Ukraine’s leading negotiator said talks with Russia that were held Monday are on pause and will continue on Tuesday as the two sides are now communicating via video conference.
“A technical pause has been taken in the negotiations until tomorrow. For additional work in the working subgroups and clarification of individual definitions. Negotiations continue,” Mykhailo Podolyak, an advisor to Ukrainian President Volodymyr Zelensky, wrote on Twitter.
Russia’s head negotiator, Vladimir Medinsky, said the two sides will hold virtual talks every day. “Talks with the Ukrainian delegation continue in the videoconference format every day, seven days a week. This format helps save time and money. We are trying to do our best to implement the tasks set by [Russian President] Vladimir Putin, to ensure Russia’s peaceful future,” Medinsky wrote on Telegram, according to Russia’s Tass news agency.
Since Russia launched its assault in Ukraine, delegations led by Podolyak and Medinsky met in person three times in Belarus. Last week, Ukrainian Foreign Minister Dmytro Kuleba met with his Russian counterpart, Sergey Lavrov, in Turkey.
So far, Ukraine and Russia haven’t shared many details about the negotiations, but the two sides have signaled that progress has been made. On Sunday, Podolyak said he thought a deal to end the fighting could be reached soon. “We will not concede in principle on any positions. Russia now understands this,” he said, according to Reuters. “I think that we will achieve some results literally in a matter of days.”
Also on Sunday, Russia’s RIA news agency quoted Leonid Slutsky, another member of the Russian negotiating team, as saying the negotiations have made good progress. “According to my personal expectations, this progress may grow in the coming days into a joint position of both delegations, into documents for signing,” Slutsky said.
Russia has said it wants Ukraine to declare neutrality, recognize Crimea as Russian, recognize the independence of the Donestk and Luhansk Republics in the Donbas, and downsize its military.
Seriously? You’re quoting the Ukrainian negotiator as saying they won’t give up any position, but the deal could done in days? Sounds like the JCPOA, doesn’t it? LOL Where do you people get this stuff?
Hmmm, the reporter “gets this stuff” by quoting the people involved on the record … pretty solid, I’d say. Oil price dropped significantly … a good sign peace may be near.
The US orchestrated side show of puppeteering their Nazi proxies in Kiev are yapping and barking along but the Russian special operation moves on according to plan….
The only way for Russia to finish this existential war against the combined west in the ukraine is liberation and de- Nazification.
There is some analogy between this war and the Soviet invasion of Poland in the early 1920’s for which Stalin was one of the commanders. Tactical blunders by the Red Army caused a defeat and retraction of the Red Army.

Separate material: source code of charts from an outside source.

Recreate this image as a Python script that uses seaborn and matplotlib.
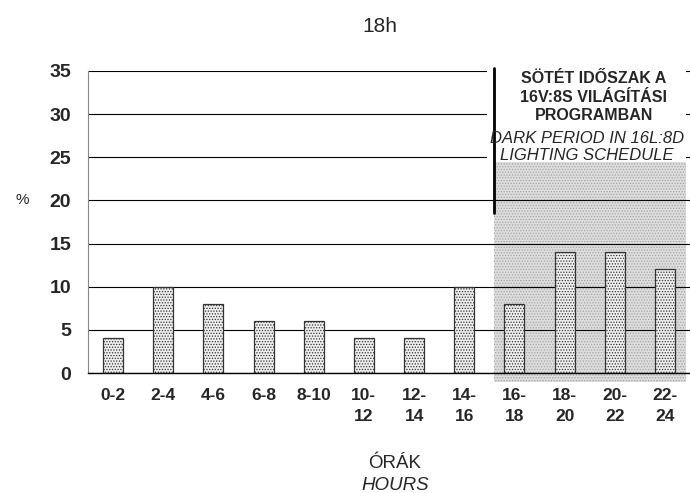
import pandas as pd
import matplotlib
matplotlib.use('Agg')
import matplotlib.pyplot as plt
from matplotlib.patches import Rectangle
import seaborn as sns

# chart values
hours = ['0-2', '2-4', '4-6', '6-8', '8-10', '10-\n12', '12-\n14', '14-\n16',
         '16-\n18', '18-\n20', '20-\n22', '22-\n24']
percent = [4, 10, 8, 6, 6, 4, 4, 10, 8, 14, 14, 12]
dark_start = 7.6     # dark period begins here (category units)
dark_top = 24.4      # top of shaded area
line_bottom = 18.6   # lower end of the vertical divider

df = pd.DataFrame({'hours': hours, 'percent': percent})

sns.set_style('white')
plt.rcParams['font.family'] = ['Liberation Sans', 'DejaVu Sans']
plt.rcParams['hatch.linewidth'] = 0.6

fig = plt.figure(figsize=(6.9, 4.93), dpi=100)
ax = fig.add_axes([0.1275, 0.2434, 1 - 0.1275, 0.856 - 0.2434])

sns.barplot(data=df, x='hours', y='percent', ax=ax, width=0.4,
            color='#eeeeee', edgecolor='#333333', linewidth=0.9,
            saturation=1, zorder=2)
for p in ax.patches:
    p.set_hatch('......')

ax.set_xlim(-0.5, 11.42)
ax.set_ylim(0, 35)
ax.set_yticks(range(0, 36, 5))

# grid lines
ax.set_axisbelow(True)
ax.yaxis.grid(True, color='black', linewidth=0.8)
ax.xaxis.grid(False)

# dark period shading
shade = Rectangle((dark_start, -1.0), 11.42 - dark_start, dark_top + 1.0,
                  facecolor='#dddddd', edgecolor='#a5a5a5', hatch='......',
                  linewidth=0, zorder=0.2, clip_on=False)
ax.add_patch(shade)
# white box behind the annotation, hiding the grid lines
ax.add_patch(Rectangle((7.45, dark_top), 11.42 - 7.45, 36 - dark_top,
                       facecolor='white', edgecolor='none', zorder=0.8,
                       clip_on=False))
ax.plot([dark_start, dark_start], [line_bottom, 35.4], color='black',
        linewidth=2, zorder=3, clip_on=False)

# spines and ticks
for s in ['top', 'right']:
    ax.spines[s].set_visible(False)
ax.spines['left'].set_color('#888888')
ax.spines['bottom'].set_color('black')
ax.spines['bottom'].set_linewidth(1.0)
ax.set_xticks([i + 0.5 for i in range(-1, 12)], minor=True)
ax.tick_params(axis='x', which='major', length=0, pad=11)
ax.tick_params(axis='x', which='minor', length=5, direction='out',
               color='#666666', width=0.8)
ax.tick_params(axis='y', length=6, direction='out', color='#888888', pad=6)
ax.set_xticks(range(12))
ax.set_xticklabels(hours, fontsize=12.5, fontweight='bold', linespacing=1.45)
for lbl in ax.get_yticklabels():
    lbl.set_fontsize(14)
    lbl.set_fontweight('bold')

ax.set_xlabel('')
ax.set_ylabel('')
fig.text(22 / 690, 1 - 200 / 493, '%', fontsize=11, ha='center', va='center')
fig.text(380 / 690, 1 - 26 / 493, '18h', fontsize=15, ha='center', va='center')
fig.text(395 / 690, 1 - 463 / 493, 'ÓRÁK', fontsize=13.5, ha='center', va='center')
fig.text(395 / 690, 1 - 485 / 493, 'HOURS', fontsize=13.5, style='italic',
         ha='center', va='center')

fig.text(594 / 690, 1 - 97 / 493, 'SÖTÉT IDŐSZAK A\n16V:8S VILÁGÍTÁSI\nPROGRAMBAN',
         fontsize=11.5, fontweight='bold', ha='center', va='center',
         linespacing=1.3)
fig.text(587 / 690, 1 - 147 / 493, 'DARK PERIOD IN 16L:8D\nLIGHTING SCHEDULE',
         fontsize=12, style='italic', ha='center', va='center',
         linespacing=1.15)

fig.savefig('out.png', dpi=100)
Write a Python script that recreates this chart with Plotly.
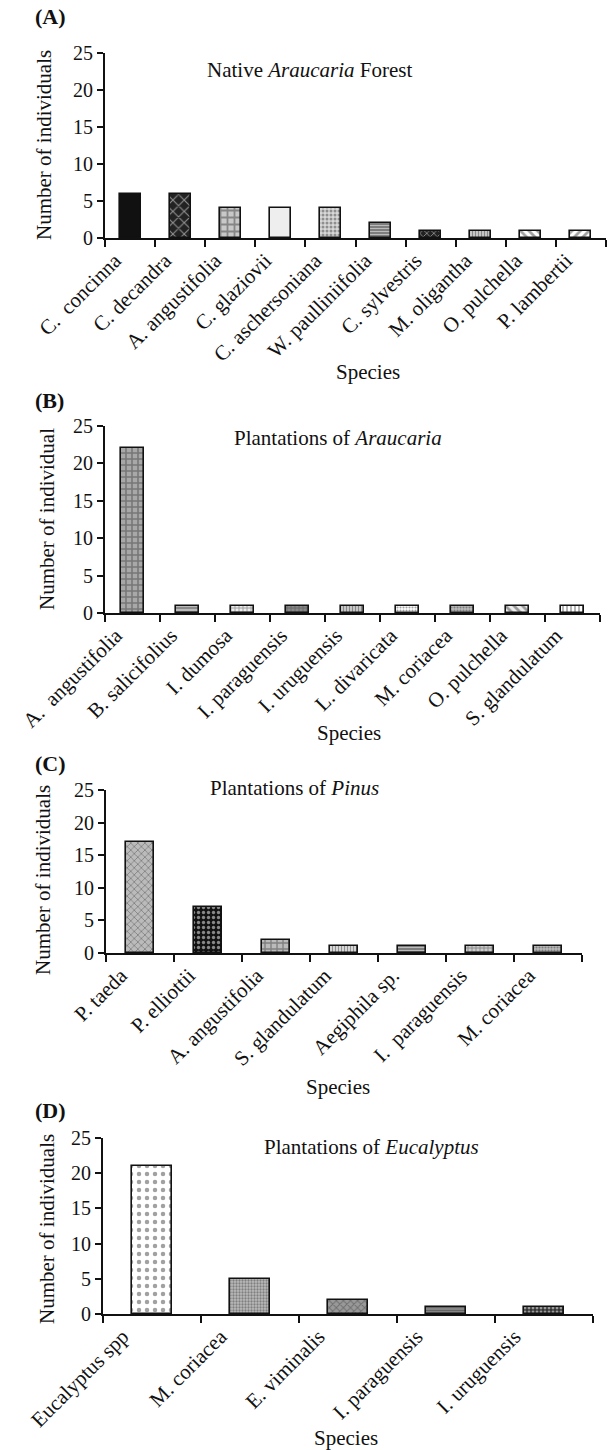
import plotly.graph_objects as go

# ---------------- data ----------------
cats_a = ["C.  concinna", "C. decandra", "A. angustifolia", "C. glaziovii", "C. aschersoniana",
          "W. paulliniifolia", "C. sylvestris", "M. oligantha", "O. pulchella", "P. lambertii"]
vals_a = [6, 6, 4, 4, 4, 2, 1, 1, 1, 1]

cats_b = ["A.  angustifolia", "B. salicifolius", "I. dumosa", "I. paraguensis", "I. uruguensis",
          "L. divaricata", "M. coriacea", "O. pulchella", "S. glandulatum"]
vals_b = [22, 1, 1, 1, 1, 1, 1, 1, 1]

cats_c = ["P. taeda", "P. elliottii", "A. angustifolia", "S. glandulatum", "Aegiphila sp.",
          "I.  paraguensis", "M. coriacea"]
vals_c = [17, 7, 2, 1, 1, 1, 1]

cats_d = ["Eucalyptus spp", "M. coriacea", "E. viminalis", "I. paraguensis", "I. uruguensis"]
vals_d = [21, 5, 2, 1, 1]

yticks = [0, 5, 10, 15, 20, 25]

panel_letters = ["(A)", "(B)", "(C)", "(D)"]
panel_titles = ["Native <i>Araucaria</i> Forest", "Plantations of <i>Araucaria</i>",
                "Plantations of <i>Pinus</i>", "Plantations of <i>Eucalyptus</i>"]
ytitles = ["Number of individuals", "Number of individual",
           "Number of individuals", "Number of individuals"]
xtitle = "Species"

# ---------------- styles ----------------
# (shape, fg, bg, size, solidity)
sty_a = [("", "#111", "#111111", 8, 0.3), ("x", "#ffffff", "#222222", 8, 0.25), ("+", "#111", "#c8c8c8", 7, 0.45),
         ("", "#eee", "#eeeeee", 8, 0.3), (".", "#666", "#d8d8d8", 4, 0.45), ("-", "#333", "#777777", 3, 0.4),
         ("x", "#aaa", "#222222", 5, 0.3), ("|", "#333", "#cccccc", 3, 0.4), ("\\", "#111", "#ffffff", 6, 0.45),
         ("/", "#111", "#ffffff", 6, 0.45)]
sty_b = [("+", "#111", "#a8a8a8", 6, 0.45), ("-", "#555", "#bbbbbb", 4, 0.4), ("+", "#777", "#eeeeee", 4, 0.4),
         ("+", "#111", "#888888", 4, 0.4), ("|", "#222", "#cccccc", 3, 0.4), (".", "#999", "#ffffff", 3, 0.4),
         (".", "#555", "#bbbbbb", 3, 0.4), ("\\", "#111", "#eeeeee", 6, 0.45), ("|", "#111", "#ffffff", 4, 0.4)]
sty_c = [("x", "#ffffff", "#bbbbbb", 5, 0.3), (".", "#999", "#111111", 5, 0.35), ("+", "#111", "#bbbbbb", 6, 0.4),
         ("|", "#333", "#dddddd", 3, 0.4), ("-", "#222", "#777777", 3, 0.4), ("+", "#333", "#cccccc", 4, 0.4),
         (".", "#555", "#bbbbbb", 3, 0.4)]
sty_d = [(".", "#999", "#ffffff", 8, 0.25), (".", "#666", "#bbbbbb", 3, 0.45), ("x", "#111", "#999999", 5, 0.35),
         ("-", "#333", "#888888", 3, 0.4), (".", "#ffffff", "#333333", 4, 0.4)]

W, H = 612, 1450
# pixel layout: (x0, x1, ytop, ybottom)
boxes = [(105, 606, 53, 238), (105, 600, 426, 613), (106, 582, 790, 953), (103, 593, 1138, 1314)]
bar_w = [0.42, 0.42, 0.4, 0.4]
lab_off = [0.3, 0.3, 0.28, 0.3]
letter_pos = [(33, 17), (33, 400), (33, 763), (33, 1110)]
title_pos = [(309, 70), (338, 438), (294, 788), (372, 1147)]
xtitle_pos = [(368, 372), (349, 733), (338, 1087), (346, 1438)]
ytitle_pos = [(44, 145), (47, 519), (43, 880), (47, 1229)]

FONT = "Liberation Serif, Times New Roman, serif"

fig = go.Figure()
panels = [(cats_a, vals_a, sty_a), (cats_b, vals_b, sty_b), (cats_c, vals_c, sty_c), (cats_d, vals_d, sty_d)]
annotations = []
for k, (cats, vals, sty) in enumerate(panels):
    n = len(cats)
    xs = list(range(n))
    sfx = "" if k == 0 else str(k + 1)
    fig.add_trace(go.Bar(
        x=xs, y=vals, width=bar_w[k], xaxis="x" + sfx, yaxis="y" + sfx,
        marker=dict(
            color=[s[2] for s in sty],
            line=dict(color="#111", width=1.6),
            pattern=dict(shape=[s[0] for s in sty], fgcolor=[s[1] for s in sty],
                         size=[s[3] for s in sty], solidity=[s[4] for s in sty],
                         fillmode="overlay"),
        ),
        showlegend=False, hoverinfo="skip",
    ))
    x0, x1, yt, yb = boxes[k]
    fig.update_layout(**{
        "xaxis" + sfx: dict(
            domain=[x0 / W, x1 / W], range=[-0.5, n - 0.5], anchor="y" + sfx, automargin=False,
            tickmode="array", tickvals=[i - lab_off[k] for i in xs], ticktext=cats,
            tickangle=-45, ticks="", showgrid=False, zeroline=False,
            showline=True, linecolor="#111", linewidth=2,
            tickfont=dict(family=FONT, size=21, color="#111"),
            minor=dict(tickmode="array", tickvals=[i - 0.5 for i in range(n + 1)],
                       ticks="outside", ticklen=7, tickwidth=2, tickcolor="#111", showgrid=False),
        ),
        "yaxis" + sfx: dict(
            domain=[1 - yb / H, 1 - yt / H], range=[0, 25], anchor="x" + sfx, automargin=False,
            tickmode="array", tickvals=yticks, ticks="outside", ticklen=6, tickwidth=2,
            tickcolor="#111", showgrid=False, zeroline=False,
            showline=True, linecolor="#111", linewidth=2,
            tickfont=dict(family=FONT, size=20, color="#111"),
        ),
    })
    lx, ly = letter_pos[k]
    annotations.append(dict(text="<b>" + panel_letters[k] + "</b>", x=lx / W, y=1 - ly / H,
                            xref="paper", yref="paper", xanchor="left", yanchor="middle",
                            showarrow=False, font=dict(family=FONT, size=22, color="#111")))
    tx, ty = title_pos[k]
    annotations.append(dict(text=panel_titles[k], x=tx / W, y=1 - ty / H, xref="paper", yref="paper",
                            xanchor="center", yanchor="middle", showarrow=False,
                            font=dict(family=FONT, size=21, color="#111")))
    sx, sy = xtitle_pos[k]
    annotations.append(dict(text=xtitle, x=sx / W, y=1 - sy / H, xref="paper", yref="paper",
                            xanchor="center", yanchor="middle", showarrow=False,
                            font=dict(family=FONT, size=21, color="#111")))
    yx, yy = ytitle_pos[k]
    annotations.append(dict(text=ytitles[k], x=yx / W, y=1 - yy / H, xref="paper", yref="paper",
                            xanchor="center", yanchor="middle", textangle=-90, showarrow=False,
                            font=dict(family=FONT, size=21, color="#111")))

fig.update_layout(width=W, height=H, margin=dict(l=0, r=0, t=0, b=0, autoexpand=False),
                  paper_bgcolor="white", plot_bgcolor="white",
                  annotations=annotations, bargap=0)
fig.write_html("out.html")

When Trotsky analyzed the Soviet disaster afterward he essentially stated that it is foolish to try to impose your will by war on a nation where you have little support for your aims.
That was why Hitler’s armies were welcomed in the Ruhrgebiet, in the Saar, in Austria, and in Sudentenland. After that no more.
The purpose of those negotiations is to save the lives of civilians. Otherwise it is only about the unconditional capitulation of Kiev regime.
In the beginning of Russian intervention, Putin announced the goal: 1 – the security of Donetsk and Lugansk republics. 2 – The demilitarisation of Ukraine. 3 – The denazification of Ukraine.
That means, the political system of Ukraine is going to be completely changed.
Also, once Putin talked about the “decommunisation” of Ukraine. He meant, Lenin incorporated into Ukraine the Russian lands from Odessa to Kharkov. So he hinted, those illegally separated lands, should be returned to Russia.